A long, complex and spectacular duet between Jaiani and Blanco follows, with the spellbinding Jaiani briefly transformed from woman (in white gown and crimson pointe shoes) to automaton. Then comes a hard-driving but playful section for five men, with the sensational John Mark Giragosian in the lead. The ballet’s fourth movement pushes the dancers to the limit, and the company responds in kind. This is contemporary classical ballet that puts real punch into the “pretty.”

Finally, the piece de resistance: Kurt Jooss’ “The Green Table,” the 1932 German Expressionist work about dithering, ineffectual, self-absorbed diplomats who gather at a summit and end up declaring war — a war in which Death (danced with a chillingly benign conviction by the towering Fabrice Calmels) invariably has the last word as he enfolds his victims. Now 80 years old, Jooss’ ballet (expertly staged by Jeanette Vondersaar) feels as if it might have been choreographed an hour ago.

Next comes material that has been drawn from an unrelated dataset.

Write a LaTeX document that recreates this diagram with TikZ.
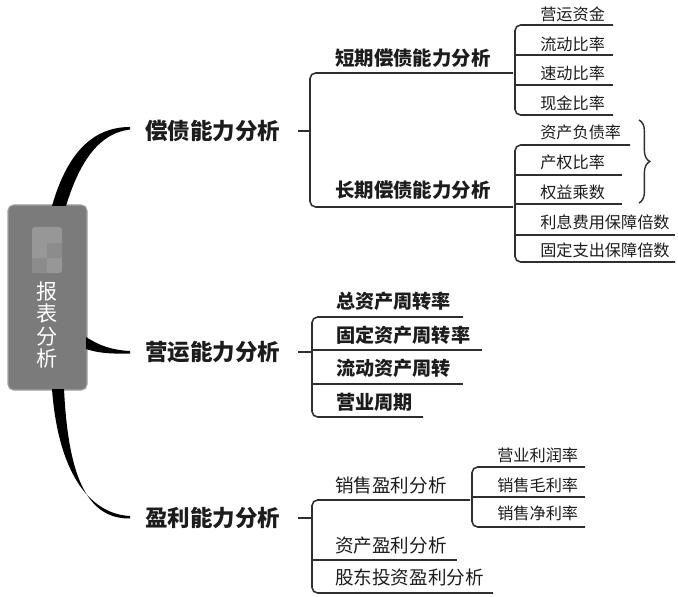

All the archetypes of war’s casualties are here, but the Joffrey dancers put distinctive stamps on them, with April Daly achingly exhausted as the Old Mother; Temur Suluashvili fleet and sinister as the Profiteer; Anastacia Holden exceptionally moving as the Young Girl lured into a brothel; Erica Lynette Edwards as the determined Partisan, Dylan Gutierrez as the Standard Bearer and Matthew Adamcyzk and Graham Maverick as the lead soldiers. But the entire cast has found its way into the very demanding language of Jooss’ “dance of death” — a work of dance theater in its purest and most distilled form.

Applause, too, for pianists Mungunchimeg Buriad and Paul James Lewis, who brought all the necessary percussiveness to F.A. Cohen’s unrelenting score.